Competition between departments or teams can be a positive thing, but if it crosses a line and workers perceive coming in second as one step toward unemployment, you’ve gone too far. A competitor can lure these workers away with a work environment that is more of a “family” environment and less of a “sweat shop,” with a promise that the employee can be “part of a team.”
These workers will often resist initially, and may come to you voicing concerns, perhaps even mentioning they’re being wooed. If you fail to address the concerns, this worker will leave with great reluctance.
Once workers feel that they belong, they seek recognition in order to feel satisfied, self-confident and valuable. This recognition can come from co-workers or from management.
Co-worker feedback happens every day, when the employee becomes “the expert” in a particular area, whom other team members consult when they need answers.
Management can provide positive feedback with awards and commendations, a promotion, or something as simple as a pat on the back. The absolute best place to prove management’s sense of value is with the annual performance review. Genuine and timely feedback is a powerful motivator, especially when the feedback is a constructive solution to a perceived weakness. It tells a worker, “We value you so much, we want to help you be the best you can in all aspects of your job.”

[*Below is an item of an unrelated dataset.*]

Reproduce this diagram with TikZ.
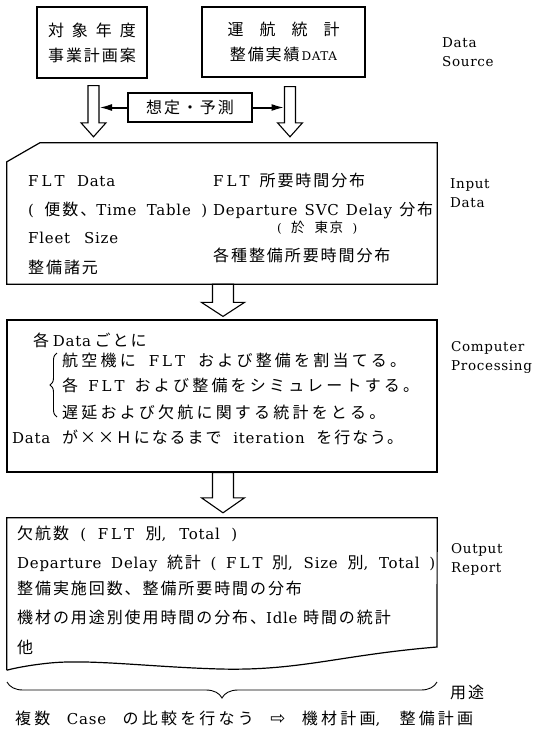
\documentclass[tikz,border=0pt]{standalone}
\usepackage{fontspec}
\setmainfont{DejaVu Serif}[LetterSpace=5]
\newfontfamily\cjkf{Noto Sans CJK JP}[LetterSpace=12]
\newfontfamily\cjkw{Noto Sans CJK JP}[LetterSpace=20]
\newfontfamily\dejavu{DejaVu Sans}
\usetikzlibrary{calc,arrows.meta,decorations.pathreplacing}
\newcommand\J[1]{{\cjkf\fontsize{16}{20}\selectfont #1}}
\newcommand\Jw[1]{{\cjkw\fontsize{16}{20}\selectfont #1}}
\newcommand\Js[1]{{\cjkf\fontsize{13.5}{16}\selectfont #1}}
\newcommand\FLT{F\kern3pt L\kern3pt T}
\newcommand\fw[2]{\makebox[#1pt][s]{#2}}
\newcommand\hollowarrow[5]{%
  \draw[hollow] let \p1=(#1), \p2=(#2) in
   (\x1-#3pt,\y1) -- (\x1-#3pt,\y2+#5pt) -- (\x1-#4pt,\y2+#5pt) -- (\x1,\y2)
   -- (\x1+#4pt,\y2+#5pt) -- (\x1+#3pt,\y2+#5pt) -- (\x1+#3pt,\y1) -- cycle;}
\begin{document}
\begin{tikzpicture}[x=1pt,y=-1pt,
  box/.style={draw, inner sep=0pt, line width=1.2pt},
  txt/.style={anchor=base west, inner sep=0pt, font=\fontsize{15}{20}\selectfont},
  lbl/.style={anchor=west, inner sep=0pt, align=left, font=\fontsize{13.5}{19}\selectfont},
  hollow/.style={draw, line width=1.1pt, fill=white, line join=miter},
  feed/.style={line width=2pt, -{Latex[length=13pt,width=7pt]}},
  brc/.style={decorate, line width=0.9pt}]
\fill[white] (0,0) rectangle (538,732);
\useasboundingbox (0,0) rectangle (538,732);

% data source boxes
\node[box, minimum width=110pt, minimum height=71pt, align=center,
      font=\fontsize{16}{25}\selectfont] (box1) at (92,42.5)
  {\fw{88}{\J{対 象 年 度}}\\\J{事業計画案}};
\node[box, minimum width=163pt, minimum height=70pt, align=center,
      font=\fontsize{12}{25}\selectfont] (box2) at (283.5,42)
  {\fw{112}{\J{運 航 統 計}}\\\J{整備実績}\,DATA};
\node[box, minimum width=124pt, minimum height=29pt] (pred) at (190,107.5)
  {\J{想定・予測}};

% input data
\node[minimum width=430pt, minimum height=141pt, inner sep=0pt] (inp) at (222,213.5) {};
\draw[box] ($(inp.north west)+(33,0)$) -- (inp.north east) -- (inp.south east)
  -- (inp.south west) -- ($(inp.north west)+(0,19)$) -- cycle;

% computer processing
\node[box, minimum width=430pt, minimum height=152pt] (comp) at (222,396) {};

% output report
\node[minimum width=430pt, minimum height=152pt, inner sep=0pt] (out) at (222,594) {};
\draw[box] (out.south west) -- (out.north west) -- (out.north east) -- (437,647)
  .. controls (340,655) and (300,671) .. (220,669)
  .. controls (150,667) and (90,659) .. (50,663)
  .. controls (30,665) and (15,668) .. (out.south west);

% hollow arrows
\coordinate (l1) at ($(box1.south)+(1.5,7)$);
\coordinate (l2) at ($(l1 |- inp.north)+(0,-6)$);
\coordinate (r1) at ($(box2.south)+(6.5,9)$);
\coordinate (r2) at ($(r1 |- inp.north)+(0,-6)$);
\hollowarrow{l1}{l2}{5.5}{12.5}{14}
\hollowarrow{r1}{r2}{5.5}{12.5}{14}
\coordinate (m1) at ($(inp.south)+(1,0)$);
\coordinate (m2) at ($(comp.north)+(1,-3)$);
\hollowarrow{m1}{m2}{10.5}{21.5}{14}
\coordinate (n1) at ($(comp.south)+(1,0)$);
\coordinate (n2) at ($(out.north)+(1,-5)$);
\hollowarrow{n1}{n2}{10.5}{21.5}{15}

\draw[feed] (pred.west) -- ($(pred.west -| l1)+(5.5,0)$);
\draw[feed] (pred.east) -- ($(pred.east -| r1)+(-5.5,0)$);

% input texts
\node[txt] (i1) at (28,186) {\fw{87}{\FLT{} Data}};
\node[txt] (i2) at (28,215) {\fw{179}{( \J{便数、}Time Table )}};
\node[txt] (i3) at (28,243) {\fw{90}{Fleet Size}};
\node[txt] (i4) at (28,273) {\J{整備諸元}};
\node[txt] (i5) at (213,186) {\fw{152}{\FLT{} \J{所要時間分布}}};
\node[txt] (i6) at (213,215) {\fw{220}{Departure SVC Delay \J{分布}}};
\node[txt, font=\fontsize{12}{16}\selectfont] (i7) at (277,232) {\fw{80}{( \Js{於 東京} )}};
\node[txt] (i8) at (213,261) {\J{各種整備所要時間分布}};

% computer texts
\node[txt] (c1) at (33,346) {\fw{102}{\J{各} Data \J{ごとに}}};
\draw[brc, decoration={brace, amplitude=7pt}] (57,417) -- (57,353);
\node[txt] (c2) at (62,366) {\fw{344}{\Jw{航空機に} \FLT{} \Jw{および整備を割当てる。}}};
\node[txt] (c3) at (62,391) {\fw{357}{\Jw{各} \FLT{} \Jw{および整備をシミュレートする。}}};
\node[txt] (c4) at (62,418) {\Jw{遅延および欠航に関する統計をとる。}};
\node[txt] (c5) at (12,443) {\fw{391}{Data \J{が××Ｈになるまで} iteration \J{を行なう。}}};

% output texts
\node[txt] (o1) at (17,539) {\fw{220}{\J{欠航数} ( \FLT{} \J{別}, Total )}};
\node[txt] (o2) at (17,568) {\fw{418}{Departure Delay \J{統計} ( \FLT{} \J{別}, Size \J{別}, Total )}};
\node[txt] (o3) at (17,594) {\J{整備実施回数、整備所要時間の分布}};
\node[txt] (o4) at (17,623) {\J{機材の用途別使用時間の分布、}Idle \J{時間の統計}};
\node[txt] (o5) at (17,653) {\J{他}};

% brace and usage
\draw[brc, decoration={brace, amplitude=16pt}] (437,682) -- (7,682);
\node[txt] (use) at (15,724) {\fw{458}{\Jw{複数} Case \Jw{の比較を行なう} {\dejavu\fontsize{18}{20}\selectfont ⇨} \Jw{機材計画}, \Jw{整備計画}}};

% side labels
\node[lbl] (ds) at (442,52) {Data\\Source};
\node[lbl] (id) at (450,193) {Input\\Data};
\node[lbl] (cp) at (451,357) {Computer\\Processing};
\node[lbl] (orp) at (451,559) {Output\\Report};
\node[lbl] (yt) at (450,692) {\J{用途}};
\end{tikzpicture}
\end{document}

It is difficult to lure away an employee who has reached this level. Employees who do leave may do so because they feel short-changed by a poorly delivered or long-delayed performance review; or they may have been passed over for a promotion they thought they deserved without a word from management as to why.
These workers will not begin making the decision to leave without letting you know they are unhappy, but their actions will be more subtle. They’ll stop doing extra work, feeling as if there’s no reward; or they will become withdrawn waiting for management to come to them. Failure to see and react to these signs will give competitors the opportunity to steal them, but the workers will almost always regret leaving.
Maslow described this need as “doing that which a person was born to do.”
The best way to describe this need is a “calling.” An artist must paint, a poet must write, and a doctor must heal. They have no choice; but in many cases, these people did not know they had talent until someone awakened the skill in them.
Much of the same must happen in the workplace. Employees must be given the chance to explore and develop within their work until they discover their true calling.
For instance, few people who offer staff training seminars start out with that goal in mind. They are usually outstanding workers who discover they have a knack for explaining material in an entertaining and memorable way, and they drift into the training role, where they blossom.
If you can get employees to the point where they become self-actualized, they are almost immune from being lured away from you.
So there it is. The keys to making your staff “lure proof” are the same steps that will make them the best, most productive team they can possibly be. Management needs to be involved in the process on a continual basis, to ensure employees are progressing and growing within their jobs. Every supervisor and manager should know their workers well enough to instantly describe at which level in the Hierarchy of Needs they are, and what steps are being taken to help the employee move to the next level.